List each line of the data that holds the word "this".

* _Input rows_:
--- Begin ---

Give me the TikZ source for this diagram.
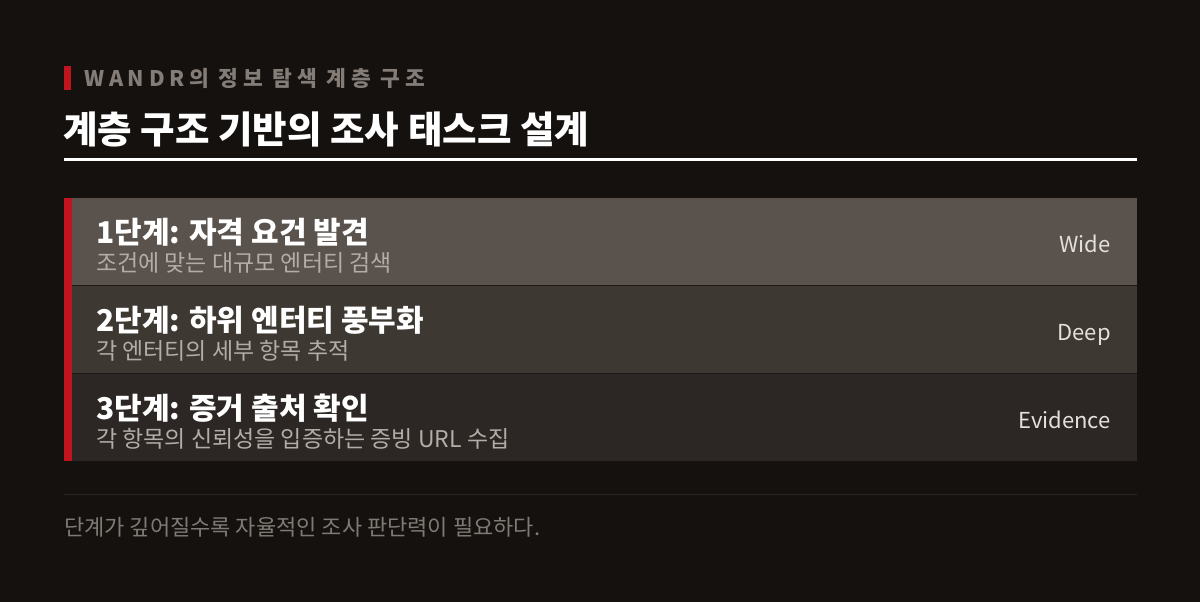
\documentclass[tikz,border=0pt]{standalone}
\usepackage{fontspec}
\setmainfont{Noto Sans CJK KR}
\newfontfamily\kr{Noto Sans CJK KR}
\newfontfamily\krspaced[LetterSpace=22]{Noto Sans CJK KR}
\definecolor{bg}{RGB}{20,17,15}
\definecolor{accent}{RGB}{192,20,30}
\definecolor{rowa}{RGB}{90,82,76}
\definecolor{rowb}{RGB}{62,56,51}
\definecolor{rowc}{RGB}{44,39,36}
\definecolor{sep}{RGB}{28,24,22}
\definecolor{kicker}{RGB}{132,125,119}
\definecolor{subtxt}{RGB}{180,173,167}
\definecolor{tagtxt}{RGB}{228,224,220}
\definecolor{foot}{RGB}{128,122,117}
\definecolor{rule}{RGB}{42,38,36}
\begin{document}
\begin{tikzpicture}[x=1pt,y=-1pt,
  rowtitle/.style={anchor=base west,inner sep=0pt,text=white,font=\kr\bfseries\fontsize{30}{34}\selectfont},
  rowsub/.style={anchor=base west,inner sep=0pt,text=subtxt,font=\kr\fontsize{23}{27}\selectfont},
  rowtag/.style={anchor=base east,inner sep=0pt,text=tagtxt,font=\kr\fontsize{22}{26}\selectfont}]
\useasboundingbox (0,0) rectangle (1200,602);
\fill[bg] (0,0) rectangle (1200,602);
% kicker
\fill[accent] (64,66) rectangle (71,90);
\node[anchor=base west,inner sep=0pt,text=kicker,font=\krspaced\bfseries\fontsize{21.5}{25}\selectfont] (kick) at (84,87) {WANDR의 정보 탐색 계층 구조};
% title
\node[anchor=base west,inner sep=0pt,text=white,font=\kr\bfseries\fontsize{37.5}{42}\selectfont] (title) at (63,143) {계층 구조 기반의 조사 태스크 설계};
\fill[white] (64,157.5) rectangle (1137,161);
% rows
\fill[rowa] (64,198) rectangle (1137,285);
\fill[rowb] (64,286) rectangle (1137,373);
\fill[rowc] (64,374) rectangle (1137,461);
\fill[sep] (64,285) rectangle (1137,286);
\fill[sep] (64,373) rectangle (1137,374);
\fill[accent] (64,198) rectangle (72,461);
\node[rowtitle] (t1) at (96,243) {1단계: 자격 요건 발견};
\node[rowsub] (s1) at (96,271) {조건에 맞는 대규모 엔터티 검색};
\node[rowtag] (g1) at (1111,252) {Wide};
\node[rowtitle] (t2) at (96,331) {2단계: 하위 엔터티 풍부화};
\node[rowsub] (s2) at (96,359) {각 엔터티의 세부 항목 추적};
\node[rowtag] (g2) at (1111,340) {Deep};
\node[rowtitle] (t3) at (96,419) {3단계: 증거 출처 확인};
\node[rowsub] (s3) at (96,447) {각 항목의 신뢰성을 입증하는 증빙 URL 수집};
\node[rowtag] (g3) at (1111,428) {Evidence};
% footer
\fill[rule] (64,494) rectangle (1137,495);
\node[anchor=base west,inner sep=0pt,text=foot,font=\kr\fontsize{22}{26}\selectfont] (foot) at (64,535) {단계가 깊어질수록 자율적인 조사 판단력이 필요하다.};
\end{tikzpicture}
\end{document}
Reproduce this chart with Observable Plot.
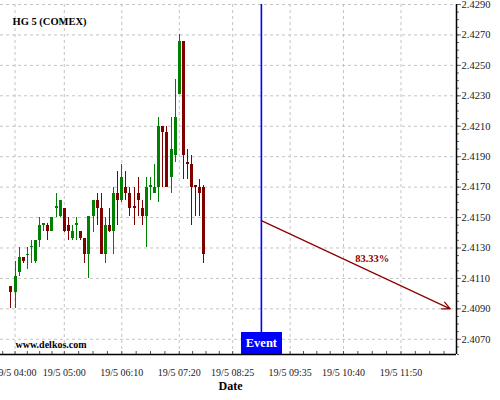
<!DOCTYPE html>
<html><head><meta charset="utf-8">
<script src="https://cdn.jsdelivr.net/npm/d3@7"></script>
<script src="https://cdn.jsdelivr.net/npm/@observablehq/plot@0.6"></script>
<style>html,body{margin:0;padding:0;background:#fff;} #chart svg{display:block;}</style>
</head><body><div id="chart"></div>
<script>
const title = "HG 5 (COMEX)";
const watermark = "www.delkos.com";
const xAxisLabel = "Date";

const candleTimes = ["03:55","04:00","04:05","04:10","04:15","04:20","04:25","04:30","04:35","04:40","04:45","04:50",
  "04:55","05:00","05:05","05:10","05:15","05:20","05:25","05:30","05:35","05:40","05:45","05:50",
  "05:55","06:00","06:05","06:10","06:15","06:20","06:25","06:30","06:35","06:40","06:45","06:50",
  "06:55","07:00","07:05","07:10","07:15","07:20","07:25","07:30","07:35","07:40","07:45","07:50"];
const opens = [2.4105,2.4101,2.4114,2.4124,2.4125,2.4130,2.4121,2.4135,2.4145,2.4145,2.4141,2.4156,
  2.4151,2.4156,2.4145,2.4136,2.4145,2.4141,2.4136,2.4126,2.4151,2.4161,2.4156,2.4126,
  2.4145,2.4141,2.4166,2.4161,2.4170,2.4166,2.4157,2.4166,2.4156,2.4151,2.4170,2.4166,
  2.4170,2.4210,2.4206,2.4176,2.4191,2.4231,2.4266,2.4186,2.4185,2.4171,2.4170,2.4170];
const highs = [2.4105,2.4121,2.4130,2.4124,2.4130,2.4135,2.4135,2.4150,2.4146,2.4146,2.4150,2.4166,
  2.4161,2.4156,2.4150,2.4145,2.4150,2.4141,2.4136,2.4151,2.4161,2.4166,2.4166,2.4150,
  2.4156,2.4170,2.4180,2.4185,2.4180,2.4170,2.4170,2.4176,2.4161,2.4176,2.4176,2.4185,
  2.4216,2.4210,2.4210,2.4216,2.4241,2.4270,2.4266,2.4195,2.4191,2.4171,2.4175,2.4171];
const lows = [2.4090,2.4090,2.4111,2.4120,2.4116,2.4120,2.4120,2.4130,2.4141,2.4135,2.4141,2.4150,
  2.4150,2.4140,2.4135,2.4135,2.4135,2.4135,2.4120,2.4110,2.4140,2.4145,2.4126,2.4120,
  2.4140,2.4126,2.4145,2.4160,2.4161,2.4151,2.4145,2.4151,2.4145,2.4130,2.4161,2.4166,
  2.4160,2.4170,2.4170,2.4166,2.4186,2.4231,2.4175,2.4175,2.4145,2.4151,2.4151,2.4120];
const closes = [2.4101,2.4111,2.4124,2.4121,2.4126,2.4131,2.4135,2.4145,2.4146,2.4141,2.4150,2.4157,
  2.4161,2.4141,2.4141,2.4141,2.4146,2.4136,2.4126,2.4151,2.4161,2.4156,2.4126,2.4145,
  2.4141,2.4166,2.4161,2.4176,2.4166,2.4156,2.4156,2.4161,2.4151,2.4170,2.4171,2.4170,
  2.4210,2.4206,2.4170,2.4195,2.4216,2.4266,2.4191,2.4185,2.4170,2.4170,2.4166,2.4126];

const xTickTimes = ["04:00","05:00","06:10","07:20","08:25","09:35","10:40","11:50"];
const xTickLabels = ["19/5 04:00","19/5 05:00","19/5 06:10","19/5 07:20","19/5 08:25","19/5 09:35","19/5 10:40","19/5 11:50"];
const yTicks = [2.4070,2.4090,2.4110,2.4130,2.4150,2.4170,2.4190,2.4210,2.4230,2.4250,2.4270,2.4290];
const xDomainTimes = ["03:42.3","12:57.6"];
const yDomain = [2.4060, 2.4290];

const eventTime = "09:00";
const eventLabel = "Event";
const forecastStartValue = 2.4148;
const forecastEndTime = "12:50";
const forecastEndValue = 2.4090;
const forecastLabel = "83.33%";
const forecastLabelTime = "11:15";
const forecastLabelValue = 2.4123;

const toMin = s => { const [h, m] = s.split(":").map(Number); return h * 60 + m; };
const candles = candleTimes.map((t, i) => ({t: toMin(t), o: opens[i], h: highs[i], l: lows[i], c: closes[i]}));
const col = d => d.c >= d.o ? "#008000" : "#800000";
const xTickMins = xTickTimes.map(toMin);
const xDomain = xDomainTimes.map(toMin);
// minor ticks: quarters of each major interval
const xMinor = [];
const steps = xTickMins.slice(1).map((v, i) => v - xTickMins[i]);
const ext = [xTickMins[0] - steps[0], ...xTickMins, xTickMins[xTickMins.length - 1] + steps[steps.length - 1]];
for (let i = 0; i < ext.length - 1; i++) for (let k = 0; k < 4; k++) {
  const v = ext[i] + (ext[i + 1] - ext[i]) * k / 4;
  if (v >= xDomain[0] && v <= xDomain[1]) xMinor.push(v);
}
const yMinor = d3.range(yDomain[0], yDomain[1] + 1e-9, 0.0005);
const serif = "'Liberation Serif','Times New Roman',serif";
const ev = toMin(eventTime);

const chart = Plot.plot({
  width: 500, height: 400,
  marginLeft: 0, marginRight: 44, marginTop: 4, marginBottom: 46,
  style: {fontFamily: serif, fontSize: "10px", background: "#fff", color: "#000"},
  x: {type: "linear", domain: xDomain},
  y: {domain: yDomain},
  marks: [
    Plot.ruleY(yTicks, {stroke: "#c4c4c4", strokeDasharray: "3,3"}),
    Plot.ruleX(xTickMins, {stroke: "#c4c4c4", strokeDasharray: "3,3"}),
    Plot.ruleX(xMinor, {stroke: "#555", insetTop: 347}),
    Plot.axisX(xTickMins, {anchor: "bottom", tickSize: 0, tickPadding: 14,
      tickFormat: d => xTickLabels[xTickMins.indexOf(d)], fontSize: 10, fill: "#222"}),
    Plot.axisY(yMinor, {anchor: "right", tickSize: 2, tickFormat: () => "", stroke: "#666"}),
    Plot.axisY(yTicks, {anchor: "right", tickSize: 4, tickPadding: 1, stroke: "#666",
      tickFormat: d => d.toFixed(4), fontSize: 10.5, fill: "#222"}),
    Plot.ruleX(candles, {x: "t", y1: "l", y2: "h", stroke: col, strokeWidth: 1, shapeRendering: "crispEdges"}),
    Plot.ruleX(candles, {x: "t", y1: "o", y2: "c", stroke: col, strokeWidth: 3, shapeRendering: "crispEdges"}),
    Plot.ruleX([ev], {stroke: "#0000ff", strokeWidth: 1.6}),
    Plot.ruleX([ev], {stroke: "#0000ff", strokeWidth: 41, insetTop: 328, shapeRendering: "crispEdges"}),
    Plot.text([{t: ev, label: eventLabel}], {x: "t", text: "label", frameAnchor: "bottom", dy: -8,
      fill: "#fff", fontWeight: "bold", fontSize: 12.5}),
    Plot.arrow([{x1: ev, y1: forecastStartValue, x2: toMin(forecastEndTime), y2: forecastEndValue}],
      {x1: "x1", y1: "y1", x2: "x2", y2: "y2", stroke: "#8b0000", strokeWidth: 1.2, headLength: 11, headAngle: 50}),
    Plot.text([{t: toMin(forecastLabelTime), v: forecastLabelValue, label: forecastLabel}],
      {x: "t", y: "v", text: "label", fill: "#8b0000", fontWeight: "bold", fontSize: 10.5}),
    Plot.ruleY([yDomain[0]], {stroke: "#000", strokeWidth: 1.5}),
    Plot.ruleX([xDomain[1]], {stroke: "#000", strokeWidth: 1.5}),
    Plot.text([title], {text: d => d, frameAnchor: "top-left", dx: 12, dy: 13, textAnchor: "start",
      fontWeight: "bold", fontSize: 10.5, fill: "#000"}),
    Plot.text([watermark], {text: d => d, frameAnchor: "bottom-left", dx: 15, dy: -6.5, textAnchor: "start",
      fontWeight: "bold", fontSize: 10, fill: "#000"}),
    Plot.text([xAxisLabel], {text: d => d, frameAnchor: "bottom", dx: 2, dy: 35,
      fontWeight: "bold", fontSize: 12, fill: "#000"})
  ]
});
document.getElementById("chart").appendChild(chart);
</script>
</body></html>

--- End ---

* _Exercise result_:
Give me the TikZ source for this diagram.
Reproduce this chart with Observable Plot.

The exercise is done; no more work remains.